「映画としては詰まらんがワンカットワンシーンは傑作の集合体。」紅い眼鏡 mark108helloさんの映画レビュー(感想・評価)
映画としては詰まらんがワンカットワンシーンは傑作の集合体。
押井のやりたい事は全てやった、これぞ押井守である。演劇と舞台とアンダーグラウンドにこの上ない愛情が見て取れる。何故か60年代、70年代に強い引力を感じる。80年代撮られた映画としては映像の未来史に絶望が感じられる。
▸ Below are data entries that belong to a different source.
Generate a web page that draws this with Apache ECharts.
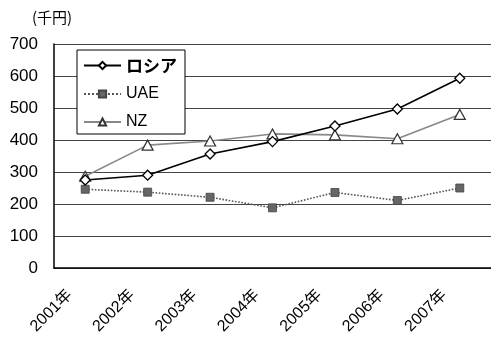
<!DOCTYPE html>
<html>
<head>
<meta charset="utf-8">
<script src="https://cdn.jsdelivr.net/npm/echarts@6/dist/echarts.min.js"></script>
<style>
  html, body { margin: 0; padding: 0; background: #fff; }
  #chart { width: 491px; height: 343px; }
</style>
</head>
<body>
<div id="chart"></div>
<script>
// Years on the category axis
const years = ['2001年', '2002年', '2003年', '2004年', '2005年', '2006年', '2007年'];

// Values in thousand yen
const russia = [275, 290, 356, 395, 444, 497, 593];
const uae = [246, 237, 221, 188, 236, 211, 250];
const nz = [287, 384, 397, 419, 416, 404, 480];

const seriesNames = ['ロシア', 'UAE', 'NZ'];
const unitLabel = '(千円)';

const latin = '"Liberation Sans", Arial, "Noto Sans CJK JP", sans-serif';
const cjk = '"Noto Sans CJK JP", "Liberation Sans", sans-serif';

const chart = echarts.init(document.getElementById('chart'), null, { renderer: 'canvas' });

chart.setOption({
  animation: false,
  backgroundColor: '#fff',
  graphic: [{
    type: 'text',
    left: 32,
    top: 10,
    style: { text: unitLabel, font: '15px ' + cjk, fill: '#000' }
  }],
  grid: { left: 54, top: 44, width: 445, bottom: 75, containLabel: false },
  legend: {
    orient: 'vertical',
    left: 77,
    top: 50,
    width: 104,
    padding: [7, 8, 4, 6],
    itemWidth: 37,
    itemHeight: 9,
    itemGap: 12,
    backgroundColor: '#fff',
    borderColor: '#000',
    borderWidth: 1,
    data: seriesNames,
    formatter: function (name) {
      return name === seriesNames[0] ? '{jp|' + name + '}' : '{en|' + name + '}';
    },
    textStyle: {
      color: '#000',
      rich: {
        jp: { fontFamily: cjk, fontSize: 17, fontWeight: 'bold', color: '#000' },
        en: { fontFamily: latin, fontSize: 16, color: '#000' }
      }
    }
  },
  xAxis: {
    type: 'category',
    data: years,
    boundaryGap: true,
    axisLine: { lineStyle: { color: '#000', width: 1.5 } },
    axisTick: { inside: true, length: 7, interval: 0, lineStyle: { color: '#000', width: 1 } },
    axisLabel: {
      interval: 0,
      rotate: 45,
      margin: 9,
      padding: [0, 22, 0, 0],
      color: '#000',
      fontFamily: latin,
      fontSize: 16
    }
  },
  yAxis: {
    type: 'value',
    min: 0,
    max: 700,
    interval: 100,
    axisLine: { show: true, lineStyle: { color: '#000', width: 1.5 } },
    axisTick: { show: false },
    axisLabel: { color: '#000', fontFamily: latin, fontSize: 17, margin: 16 },
    splitLine: { show: true, lineStyle: { color: '#444', width: 1.2 } }
  },
  series: [
    {
      name: seriesNames[0],
      type: 'line',
      data: russia,
      symbol: 'diamond',
      symbolSize: 10,
      showAllSymbol: true,
      lineStyle: { color: '#000', width: 1.6 },
      itemStyle: { color: '#fff', borderColor: '#000', borderWidth: 1.3 },
      z: 4
    },
    {
      name: seriesNames[1],
      type: 'line',
      data: uae,
      symbol: 'rect',
      symbolSize: 8,
      showAllSymbol: true,
      lineStyle: { color: '#555', width: 1.6, type: 'dotted' },
      itemStyle: { color: '#666', borderColor: '#444', borderWidth: 0.8 },
      z: 2
    },
    {
      name: seriesNames[2],
      type: 'line',
      data: nz,
      symbol: 'triangle',
      symbolSize: [11, 10],
      showAllSymbol: true,
      lineStyle: { color: '#888', width: 1.6 },
      itemStyle: { color: '#fff', borderColor: '#333', borderWidth: 1.2 },
      z: 3
    }
  ]
});
</script>
</body>
</html>
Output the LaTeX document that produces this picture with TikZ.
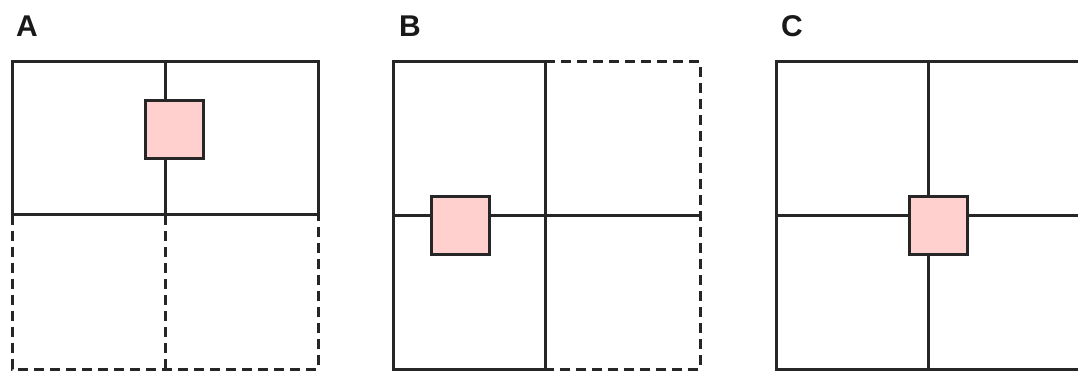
\documentclass[tikz,border=0pt]{standalone}
\usepackage{fontspec}
\setmainfont{Liberation Sans}
\definecolor{ln}{HTML}{262626}
\definecolor{pinkfill}{HTML}{FFD0CD}
\tikzset{
  outer/.style={draw=ln, line width=3pt, line join=miter},
  inner/.style={draw=ln, line width=3pt},
  dsh/.style={draw=ln, line width=3pt, dash pattern=on 10pt off 6pt},
  sq/.style={draw=ln, line width=3pt, fill=pinkfill, minimum width=58pt, minimum height=58pt, inner sep=0pt, outer sep=0pt},
  lab/.style={font=\fontsize{30}{30}\selectfont\bfseries, anchor=base west, inner sep=0pt, text=black!90}
}
\begin{document}
\begin{tikzpicture}[x=1pt,y=-1pt]
\useasboundingbox[fill=white] (0,0) rectangle (1078,371);
% labels
\node[lab] (la) at (16,37) {A};
\node[lab] (lb) at (399,37) {B};
\node[lab] (lc) at (781,37) {C};
% Panel A
\draw[dsh] (12,215) -- (12,369) -- (318,369) -- (318,215);
\draw[dsh] (165,215) -- (165,369);
\draw[inner] (165,62) -- (165,215);
\draw[outer] (12,62) rectangle (318,215);
\node[sq] (sa) at (174.5,129.5) {};
% Panel B
\draw[dsh] (545,62) -- (700,62) -- (700,369) -- (545,369);
\draw[inner] (393,216) -- (700,216);
\draw[outer] (393,62) rectangle (545,369);
\node[sq] (sb) at (460.5,226) {};
% Panel C
\draw[inner] (928,62) -- (928,369);
\draw[inner] (776,216) -- (1085,216);
\draw[outer] (1085,62) -- (776,62) -- (776,369) -- (1085,369);
\node[sq] (sc) at (938,226) {};
\end{tikzpicture}
\end{document}
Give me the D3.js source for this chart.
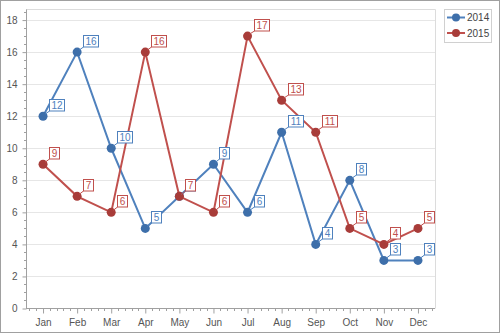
<!DOCTYPE html>
<html><head><meta charset="utf-8">
<script src="https://cdn.jsdelivr.net/npm/d3@7"></script>
<style>html,body{margin:0;padding:0;background:#fff;}svg{display:block;font-family:"Liberation Sans",Arial,sans-serif;}</style>
</head><body>
<svg id="c" width="500" height="333"></svg>
<script>
const months = ["Jan","Feb","Mar","Apr","May","Jun","Jul","Aug","Sep","Oct","Nov","Dec"];
const values2014 = [12,16,10,5,7,9,6,11,4,8,3,3];
const values2015 = [9,7,6,16,7,6,17,13,11,5,4,5];
const seriesNames = ["2014","2015"];
const yTicks = [0,2,4,6,8,10,12,14,16,18];

const series = [
  {name: seriesNames[0], values: values2014, line: "#4F81BD", fill: "#3E6FAA"},
  {name: seriesNames[1], values: values2015, line: "#C0504D", fill: "#A83C39"}
];

const svg = d3.select("#c");
const L = 26, R = 435, T = 9.5, B = 308.5;

svg.append("rect").attr("x",0.5).attr("y",0.5).attr("width",499).attr("height",332)
  .attr("fill","#fff").attr("stroke","#a0a0a0");

const x = d3.scalePoint().domain(months).range([L, R]).padding(0.5);
const y = d3.scaleLinear().domain([0, 18.66]).range([B, T]);
const step = x.step();

// gridlines
svg.append("g").selectAll("line").data(yTicks.filter(d=>d>0)).join("line")
  .attr("x1",L).attr("x2",R).attr("y1",d=>Math.round(y(d))+0.5).attr("y2",d=>Math.round(y(d))+0.5)
  .attr("stroke","#e6e6e6");
// plot border top/right
svg.append("path").attr("d",`M${L},${T}H${R+0.5}V${B}`).attr("fill","none").attr("stroke","#dcdcdc");

// y axis
const yAxis = d3.axisLeft(y).tickValues(yTicks).tickSize(4).tickPadding(5);
const gy = svg.append("g").attr("transform",`translate(${L+0.5},0)`).call(yAxis);
gy.select(".domain").attr("stroke","#a0a0a0").attr("d",`M0,${T}V${B}`);
gy.selectAll(".tick line").attr("stroke","#a0a0a0");
gy.selectAll(".tick text").attr("fill","#555").style("font-size","10px").style("font-family","Liberation Sans, Arial, sans-serif");
// minor y ticks
const minorY = d3.range(0, 18.6, 0.5).filter(v => v % 2 !== 0);
svg.append("g").selectAll("line").data(minorY).join("line")
  .attr("x1",L-2).attr("x2",L).attr("y1",d=>Math.round(y(d))+0.5).attr("y2",d=>Math.round(y(d))+0.5)
  .attr("stroke","#a0a0a0");

// x axis
const xAxis = d3.axisBottom(x).tickSize(5).tickPadding(5);
const gx = svg.append("g").attr("transform",`translate(0,${B})`).call(xAxis);
gx.select(".domain").attr("stroke","#a0a0a0").attr("d",`M${L},0H${R}`);
gx.selectAll(".tick line").attr("stroke","#a0a0a0");
gx.selectAll(".tick text").attr("fill","#555").style("font-size","10px").style("font-family","Liberation Sans, Arial, sans-serif");
// minor x ticks
const minorX = [];
months.forEach(m => { for (let k=-2;k<=2;k++){ if(k!==0){ const xv = x(m)+k*step/5; if(xv>L+1 && xv<R-1) minorX.push(xv);} } });
svg.append("g").selectAll("line").data(minorX).join("line")
  .attr("x1",d=>Math.round(d)+0.5).attr("x2",d=>Math.round(d)+0.5).attr("y1",B).attr("y2",B+2.5)
  .attr("stroke","#a0a0a0");

// series
const line = d3.line().x((d,i)=>x(months[i])).y(d=>y(d));
const seriesLayer = svg.append("g");
const labelLayer = svg.append("g");
series.forEach(s => {
  const g = seriesLayer.append("g");
  g.append("path").datum(s.values).attr("d",line).attr("fill","none")
    .attr("stroke",s.line).attr("stroke-width",2);
  g.selectAll("circle").data(s.values).join("circle")
    .attr("cx",(d,i)=>x(months[i])).attr("cy",d=>y(d)).attr("r",4.5)
    .attr("fill",s.fill);
});
series.forEach(s => {
  const g = labelLayer.append("g");
  s.values.forEach((v,i) => {
    const px = x(months[i]), py = y(v);
    const txt = String(v);
    const w = txt.length > 1 ? 15 : 10, h = 11.5;
    const bx = Math.round(px + 6) + 0.5, by = Math.round(py - 6 - h) + 0.5;
    g.append("line").attr("x1",px+2).attr("y1",py-2).attr("x2",bx).attr("y2",by+h)
      .attr("stroke",s.line).attr("stroke-width",1);
    g.append("rect").attr("x",bx).attr("y",by).attr("width",w).attr("height",h)
      .attr("fill","#fff").attr("stroke",s.line);
    g.append("text").attr("x",bx+w/2).attr("y",by+h/2+3.5).attr("text-anchor","middle")
      .attr("fill",s.line).style("font-size","10px").text(txt);
  });
});

// legend
const lg = svg.append("g");
lg.append("rect").attr("x",444.5).attr("y",9.5).attr("width",47).attr("height",33)
  .attr("fill","#fff").attr("stroke","#d0d0d0");
series.forEach((s,i) => {
  const cy = 17.5 + i*15.5;
  lg.append("line").attr("x1",447).attr("x2",465).attr("y1",cy).attr("y2",cy)
    .attr("stroke",s.line).attr("stroke-width",2);
  lg.append("circle").attr("cx",456).attr("cy",cy).attr("r",4).attr("fill",s.fill);
  lg.append("text").attr("x",467).attr("y",cy+3.5).attr("fill","#444")
    .style("font-size","10px").text(s.name);
});
</script>
</body></html>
庵野が60年、押井が51年のほぼこの10年の差が似て非なるベクトルを生み出している。指向するものは極めて似ているにもかかわらず押井は現実から抜け出す事が出来ず、庵野は未来を新構築した。どちらがいいかどうかは別にして生み出された映像美学の違いは大きい。全体を占める演劇調、新劇に見られる舞台口上にテレビ的要素を加え、70年代のテレビ全盛時代のバラエティ感覚を再現している。おそらくこれが押井の本質なのであろう。面白くもないのに映像から目が離せなくなるながら映像の初期的中毒を生み出す魔力、押井にとってこれこそが自分の映像美学の中核なのであろう。それにつけても何だろう?つまらないのに目が離せない。なんでこんなに懐かしいのか?なんでこんなにいとおしいのか?これが押井の映像の秘密なのであろう。そしてこれこそが押井アニメの原点でもある。